Property has long been a means of acquiring wealth, as well as somewhere to live, and since Thatcher’s right to buy council house scheme of the ‘80s, climbing the property ladder has been regarded as an accessible route to progression for the upwardly mobile.

In his draft budget tomorrow, the Nationalists’ finance minister, Derek Mackay, is being urged to rethink the LBTT to try to get the market moving again. However, this is a government that prefers the dispossessed. It considers anyone earning more than £30,000 a year rich, and has drawn up plans to raise taxes for such higher earners.

In fact, those earning £24,000 could see their taxes increased, in proposals put forward by Nicola Sturgeon in November that would further widen the gap between taxpayers in Scotland and the rest of the UK.

Already, more than half a million Scots are paying extra income tax in 2017/18 compared to workers earning the same salary in England, and there are fears that the budget will inflict more pain on average Scottish families in the 2018/19 tax year.

The SNP’s ploy is to make even middle income earners contribute more to public services but it is a move business leaders warn will stifle growth. A survey on Monday revealed that 65% of small business owners believe an income tax rise will damage the economy. The Federation of Small Businesses has written to Mr Mackay to voice its concerns, and last week the Scottish Chambers of Commerce also cautioned against the SNP’s tactics.
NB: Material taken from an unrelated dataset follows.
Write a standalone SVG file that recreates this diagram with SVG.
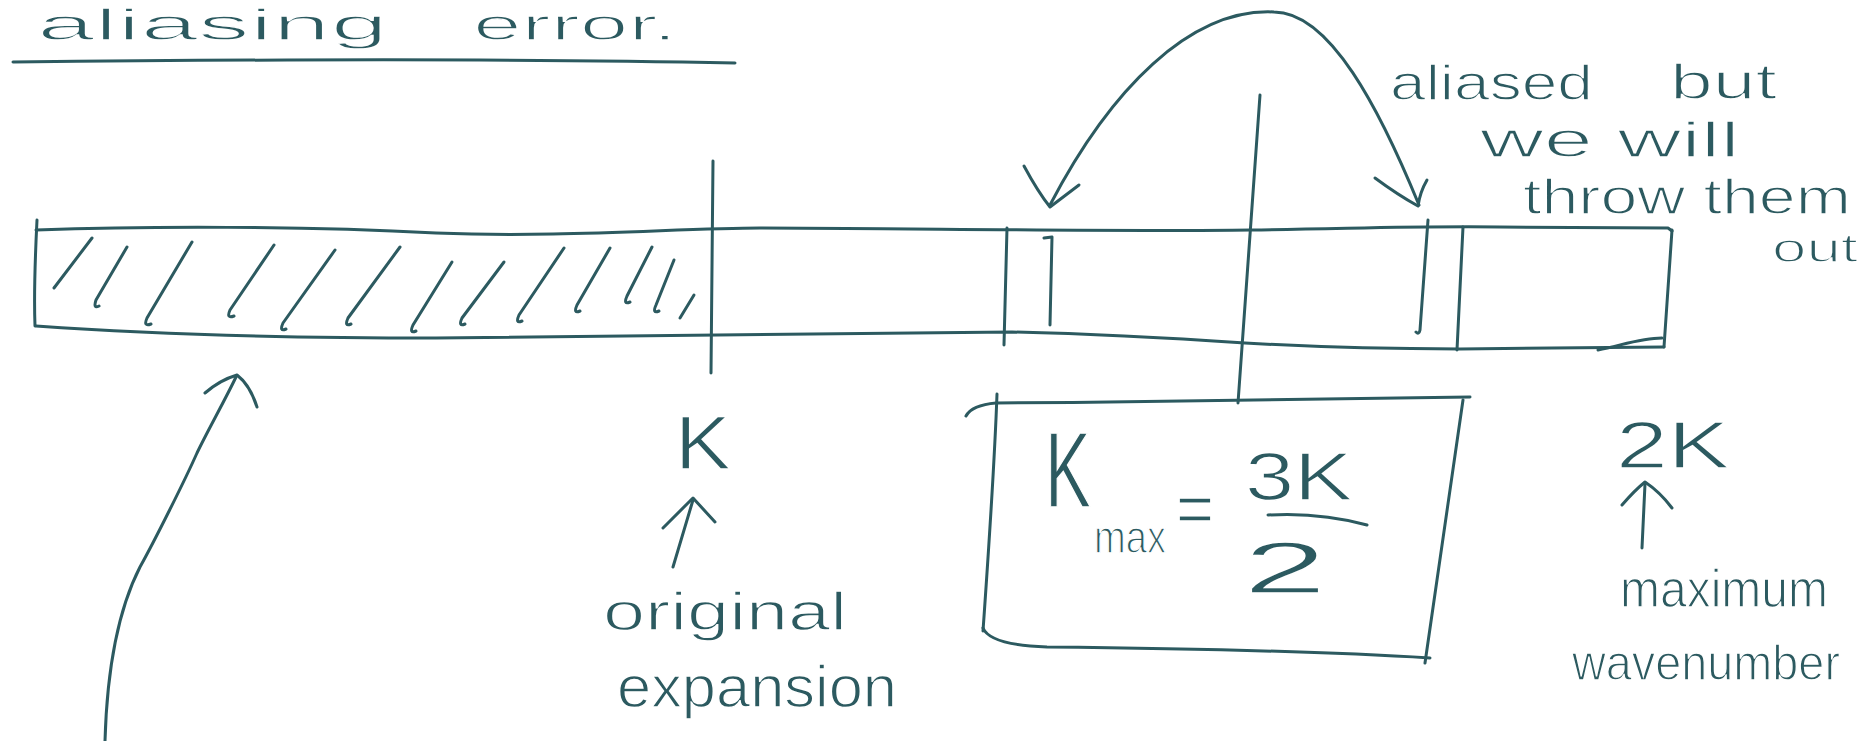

In November, leading figures such as Sir Iain McMillan, former director of CBI Scotland, and Jack Perry, former chief executive of Scottish Enterprise, were among a group of business experts who said Scotland faced another recession if ordinary, hard-working people were used as the government’s “cash cows”.

Even the thinktank Reform Scotland, which backed the devolution of tax powers to Scotland, and the pro-independence group Business for Scotland have joined the mounting consensus against more tax rises.

It is to be hoped that the SNP at the very least listens to all this advice but the party that once liked to be seen as pro-business is, under Ms Sturgeon’s helm, driven by a more radical agenda, one that gives the First Minister a chance to parade her social conscience.

The Nationalist leader might regard herself as a modern-day Robin Hood but the ‘rich’ she is robbing make a modest living; they put in the hours and strive for better things but by this administration’s criteria they stand to be penalised.

And the business classes the SNP apparently despises are not particularly rich, either. Research showed that two thirds of those who run their own enterprises are basic rate taxpayers, earning between £11,501 and £43,000. Only 1.6% earn over £150,000. But to the Scottish Nationalists, Scots who start a business, buy a bigger home, get a pay rise or do anything that improves their lot are seen as fair targets, to be fleeced to fund the public purse.

The problem, Ms Sturgeon and her ministers are discovering, is that far from being a privileged echelon, this demographic most under attack constitutes the bulk of Scotland’s electorate.

That would explain why, after a decade in power, the SNP has disappointed so many voters, with some 500,000 at the last election turning away from the Nationalists.

While it might be too late to save the party, a dramatic change in fiscal strategy tomorrow could still rescue Scotland.